── DATASET

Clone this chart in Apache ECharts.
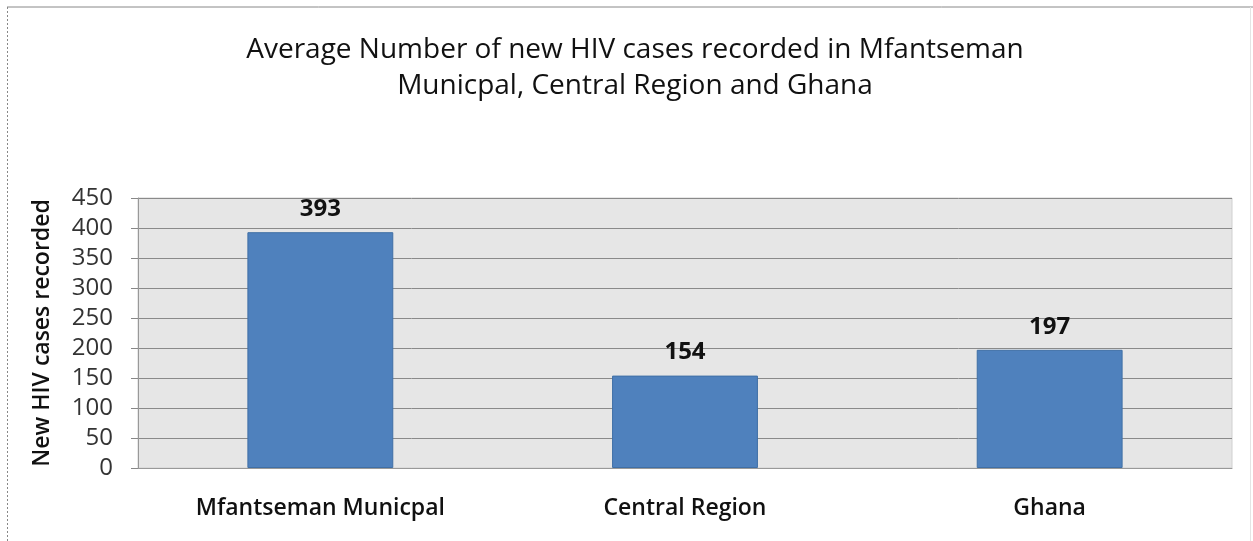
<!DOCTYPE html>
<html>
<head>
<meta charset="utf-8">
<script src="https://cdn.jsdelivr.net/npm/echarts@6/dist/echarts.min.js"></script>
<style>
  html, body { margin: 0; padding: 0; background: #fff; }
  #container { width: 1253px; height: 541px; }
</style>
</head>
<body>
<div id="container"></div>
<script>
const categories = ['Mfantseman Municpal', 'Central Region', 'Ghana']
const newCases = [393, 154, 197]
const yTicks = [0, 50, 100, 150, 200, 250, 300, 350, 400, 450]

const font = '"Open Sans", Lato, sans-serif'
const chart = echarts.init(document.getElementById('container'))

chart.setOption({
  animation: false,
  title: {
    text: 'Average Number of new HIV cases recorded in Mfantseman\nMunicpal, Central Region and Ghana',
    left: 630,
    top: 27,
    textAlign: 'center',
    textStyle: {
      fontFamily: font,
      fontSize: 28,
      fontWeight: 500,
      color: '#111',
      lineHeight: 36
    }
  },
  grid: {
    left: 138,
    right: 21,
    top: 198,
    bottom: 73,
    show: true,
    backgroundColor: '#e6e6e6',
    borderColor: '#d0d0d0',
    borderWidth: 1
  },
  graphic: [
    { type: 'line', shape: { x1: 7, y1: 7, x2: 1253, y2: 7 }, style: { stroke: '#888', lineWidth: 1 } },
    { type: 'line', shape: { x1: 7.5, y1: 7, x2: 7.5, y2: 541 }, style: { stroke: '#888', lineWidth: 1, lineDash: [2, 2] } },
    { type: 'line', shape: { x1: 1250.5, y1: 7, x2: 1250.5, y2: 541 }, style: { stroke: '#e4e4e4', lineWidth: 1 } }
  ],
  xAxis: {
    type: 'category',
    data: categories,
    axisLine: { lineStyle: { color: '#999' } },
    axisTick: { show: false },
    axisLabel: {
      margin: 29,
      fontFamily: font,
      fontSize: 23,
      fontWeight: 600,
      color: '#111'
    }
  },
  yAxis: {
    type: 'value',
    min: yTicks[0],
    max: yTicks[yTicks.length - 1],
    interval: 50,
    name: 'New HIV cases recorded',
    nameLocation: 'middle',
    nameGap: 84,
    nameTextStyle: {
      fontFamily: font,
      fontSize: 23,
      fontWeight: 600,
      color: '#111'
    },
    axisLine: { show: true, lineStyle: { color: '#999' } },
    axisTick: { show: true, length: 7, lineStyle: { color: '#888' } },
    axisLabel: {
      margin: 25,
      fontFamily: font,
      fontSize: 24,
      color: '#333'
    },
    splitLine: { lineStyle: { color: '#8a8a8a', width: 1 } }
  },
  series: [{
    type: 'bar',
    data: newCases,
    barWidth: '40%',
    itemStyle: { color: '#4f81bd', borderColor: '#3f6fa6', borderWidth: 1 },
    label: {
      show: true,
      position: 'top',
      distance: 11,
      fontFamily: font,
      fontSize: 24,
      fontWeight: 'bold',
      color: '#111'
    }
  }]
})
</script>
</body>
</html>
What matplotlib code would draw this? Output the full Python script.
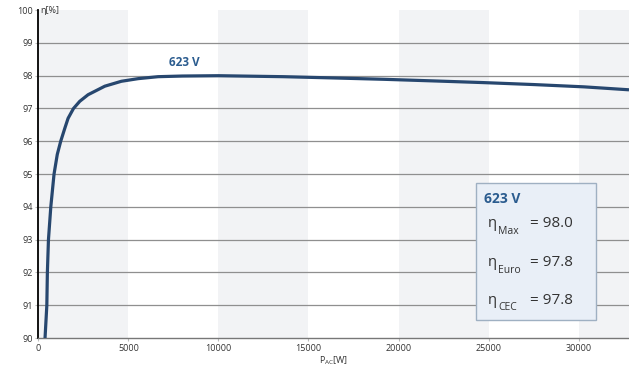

────

__EXERCISE TASK__
With the pictures left out, transcribe the material exactly.

__ANSWER BELOW__
Clone this chart in Apache ECharts.
<!DOCTYPE html>
<html>
<head>
<meta charset="utf-8">
<script src="https://cdn.jsdelivr.net/npm/echarts@6/dist/echarts.min.js"></script>
<style>
  html, body { margin: 0; padding: 0; background: #fff; }
  #container { width: 1253px; height: 541px; }
</style>
</head>
<body>
<div id="container"></div>
<script>
const categories = ['Mfantseman Municpal', 'Central Region', 'Ghana']
const newCases = [393, 154, 197]
const yTicks = [0, 50, 100, 150, 200, 250, 300, 350, 400, 450]

const font = '"Open Sans", Lato, sans-serif'
const chart = echarts.init(document.getElementById('container'))

chart.setOption({
  animation: false,
  title: {
    text: 'Average Number of new HIV cases recorded in Mfantseman\nMunicpal, Central Region and Ghana',
    left: 630,
    top: 27,
    textAlign: 'center',
    textStyle: {
      fontFamily: font,
      fontSize: 28,
      fontWeight: 500,
      color: '#111',
      lineHeight: 36
    }
  },
  grid: {
    left: 138,
    right: 21,
    top: 198,
    bottom: 73,
    show: true,
    backgroundColor: '#e6e6e6',
    borderColor: '#d0d0d0',
    borderWidth: 1
  },
  graphic: [
    { type: 'line', shape: { x1: 7, y1: 7, x2: 1253, y2: 7 }, style: { stroke: '#888', lineWidth: 1 } },
    { type: 'line', shape: { x1: 7.5, y1: 7, x2: 7.5, y2: 541 }, style: { stroke: '#888', lineWidth: 1, lineDash: [2, 2] } },
    { type: 'line', shape: { x1: 1250.5, y1: 7, x2: 1250.5, y2: 541 }, style: { stroke: '#e4e4e4', lineWidth: 1 } }
  ],
  xAxis: {
    type: 'category',
    data: categories,
    axisLine: { lineStyle: { color: '#999' } },
    axisTick: { show: false },
    axisLabel: {
      margin: 29,
      fontFamily: font,
      fontSize: 23,
      fontWeight: 600,
      color: '#111'
    }
  },
  yAxis: {
    type: 'value',
    min: yTicks[0],
    max: yTicks[yTicks.length - 1],
    interval: 50,
    name: 'New HIV cases recorded',
    nameLocation: 'middle',
    nameGap: 84,
    nameTextStyle: {
      fontFamily: font,
      fontSize: 23,
      fontWeight: 600,
      color: '#111'
    },
    axisLine: { show: true, lineStyle: { color: '#999' } },
    axisTick: { show: true, length: 7, lineStyle: { color: '#888' } },
    axisLabel: {
      margin: 25,
      fontFamily: font,
      fontSize: 24,
      color: '#333'
    },
    splitLine: { lineStyle: { color: '#8a8a8a', width: 1 } }
  },
  series: [{
    type: 'bar',
    data: newCases,
    barWidth: '40%',
    itemStyle: { color: '#4f81bd', borderColor: '#3f6fa6', borderWidth: 1 },
    label: {
      show: true,
      position: 'top',
      distance: 11,
      fontFamily: font,
      fontSize: 24,
      fontWeight: 'bold',
      color: '#111'
    }
  }]
})
</script>
</body>
</html>
What matplotlib code would draw this? Output the full Python script.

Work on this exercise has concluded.